On the day that the GLC’s eviction squad arrived, we members of the Race Today collective gathered outside. A young Irishman called Terry Fitzpatrick, an ex-squaddie, was passing by and, after enquiring what was going on, confronted the GLC-wallas saying they were illegally evicting the residents as they were legal squatters entitled to residence there, as he himself was down another street.

The GLC-wallas were aware of this law and pushed off. Thus began the Bengali Housing Action Group (BHAG), with twenty young Bengalis joining Terry and Race Today to squat 600 Bengali families over the months in five streets of Tower Hamlets and a near-derelict housing estate called Pelham Buildings.

Many squatting families came from their council flats on housing estates where they were lone Bengalis subjected to regular abuse, physical attacks and vandalism to their residences from “neighbours”.

The other phenomenon that bedevilled the Bengali community was the random physical assaults on lone Bengalis by gangs of white men — a racist “sport” called “Paki-bashing”.
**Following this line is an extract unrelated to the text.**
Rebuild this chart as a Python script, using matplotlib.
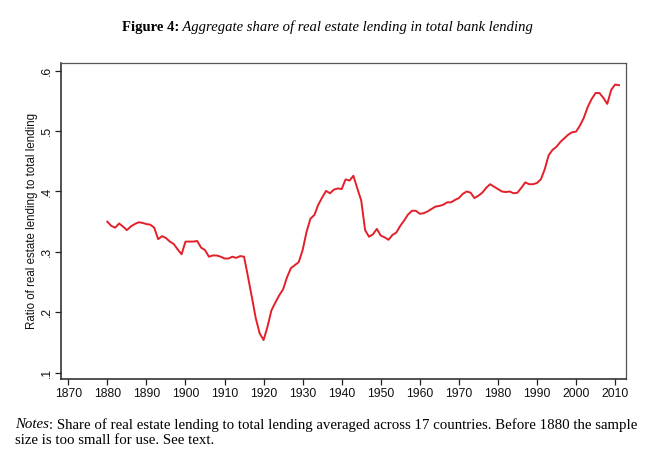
import matplotlib
matplotlib.use("Agg")
import matplotlib.pyplot as plt
from matplotlib.ticker import FixedLocator, FuncFormatter

years = list(range(1880, 2012))
share = [
    0.350, 0.343, 0.340, 0.347, 0.342, 0.336, 0.342, 0.346, 0.349, 0.348,  # 1880s
    0.346, 0.345, 0.340, 0.321, 0.326, 0.323, 0.317, 0.313, 0.304, 0.296,  # 1890s
    0.317, 0.317, 0.317, 0.318, 0.307, 0.303, 0.292, 0.294, 0.294, 0.292,  # 1900s
    0.289, 0.289, 0.292, 0.290, 0.293, 0.292, 0.259, 0.225, 0.190, 0.165,  # 1910s
    0.154, 0.176, 0.203, 0.216, 0.228, 0.238, 0.258, 0.273, 0.278, 0.283,  # 1920s
    0.303, 0.333, 0.355, 0.361, 0.378, 0.390, 0.401, 0.397, 0.403, 0.405,  # 1930s
    0.404, 0.420, 0.418, 0.426, 0.405, 0.385, 0.336, 0.325, 0.329, 0.338,  # 1940s
    0.327, 0.324, 0.320, 0.328, 0.332, 0.343, 0.352, 0.362, 0.368, 0.368,  # 1950s
    0.363, 0.364, 0.367, 0.371, 0.375, 0.376, 0.378, 0.382, 0.382, 0.386,  # 1960s
    0.389, 0.396, 0.400, 0.398, 0.389, 0.393, 0.398, 0.406, 0.412, 0.408,  # 1970s
    0.404, 0.400, 0.399, 0.400, 0.397, 0.398, 0.406, 0.415, 0.412, 0.412,  # 1980s
    0.414, 0.420, 0.437, 0.460, 0.469, 0.474, 0.482, 0.488, 0.494, 0.498,  # 1990s
    0.499, 0.509, 0.522, 0.540, 0.553, 0.563, 0.563, 0.555, 0.545, 0.568,  # 2000s
    0.577, 0.576,                                                          # 2010s
]

x_ticks = list(range(1870, 2011, 10))
y_ticks = [0.1, 0.2, 0.3, 0.4, 0.5, 0.6]

title_bold = "Figure 4:"
title_italic = " Aggregate share of real estate lending in total bank lending"
y_label = "Ratio of real estate lending to total lending"
notes_italic = "Notes"
notes_line1 = ": Share of real estate lending to total lending averaged across 17 countries. Before 1880 the sample"
notes_line2 = "size is too small for use. See text."

fig = plt.figure(figsize=(6.68, 4.57), dpi=100)
ax = fig.add_axes([60.7 / 668, 1 - 379.3 / 457, (626 - 60.7) / 668, (379.3 - 63) / 457])

ax.plot(years, share, color="#e3202a", lw=1.4, solid_joinstyle="round")

ax.set_xlim(1868.05, 2012.8)
ax.set_ylim(0.089, 0.6127)
ax.xaxis.set_major_locator(FixedLocator(x_ticks))
ax.yaxis.set_major_locator(FixedLocator(y_ticks))
ax.yaxis.set_major_formatter(FuncFormatter(lambda v, p: ("%.1f" % v).lstrip("0")))

sans = ["Liberation Sans", "DejaVu Sans"]
serif = ["Liberation Serif", "DejaVu Serif"]

ax.tick_params(axis="both", direction="out", length=4, width=0.9, color="#222222",
               labelsize=8.8, labelcolor="#111111")
ax.tick_params(axis="x", pad=2.5)
ax.tick_params(axis="y", pad=1.5)
for lab in ax.get_xticklabels() + ax.get_yticklabels():
    lab.set_fontfamily(sans)
for lab in ax.get_yticklabels():
    lab.set_rotation(90)
    lab.set_va("center")

ax.set_ylabel(y_label, fontsize=8.3, family=sans, labelpad=2.5, color="#111111")

for s in ["top", "right"]:
    ax.spines[s].set_color("#555555")
    ax.spines[s].set_linewidth(0.9)
for s in ["bottom", "left"]:
    ax.spines[s].set_color("#222222")
    ax.spines[s].set_linewidth(1.1)

# title
t1 = fig.text(122 / 668, 1 - 27 / 457, title_bold, fontsize=10.5, fontweight="bold",
              family=serif, va="center", ha="left")
ax.annotate(title_italic, xy=(1, 0), xycoords=t1, va="bottom", ha="left",
            fontsize=10.5, style="italic", family=serif, annotation_clip=False)

# notes
n1 = fig.text(15 / 668, 1 - 425 / 457, notes_italic, fontsize=10.7, style="italic",
              family=serif, va="center", ha="left")
ax.annotate(notes_line1, xy=(1, 0), xycoords=n1, va="bottom", ha="left",
            fontsize=10.7, family=serif, annotation_clip=False)
fig.text(15 / 668, 1 - 441 / 457, notes_line2, fontsize=10.7, family=serif,
         va="center", ha="left")

fig.savefig("out.png", dpi=100, facecolor="white")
It was Terry and Race Today activists who organised several gangs of young Bangladeshi men into voluntary vigilante groups to patrol the housing estates and streets every day and into the night. The police claimed that this was illegal and we replied that if the legals did their job, the illegals wouldn’t be needed.

As a result of the vigilante groups encountering skinhead gangs and vans, Paki-bashing stopped.

And it was Terry and the vigilantes who physically assaulted the National Front paper-sellers and told them never to return to the corner of Brick Lane. They didn’t return.

Neither Terry (I suppose a white key activist wouldn’t suit the “Asian-hero” theme?) nor even one of the members of the anti-racist vigilantes was interviewed in the documentaries.

A sin of omission in an otherwise laudable media project — which got this narrative wrong.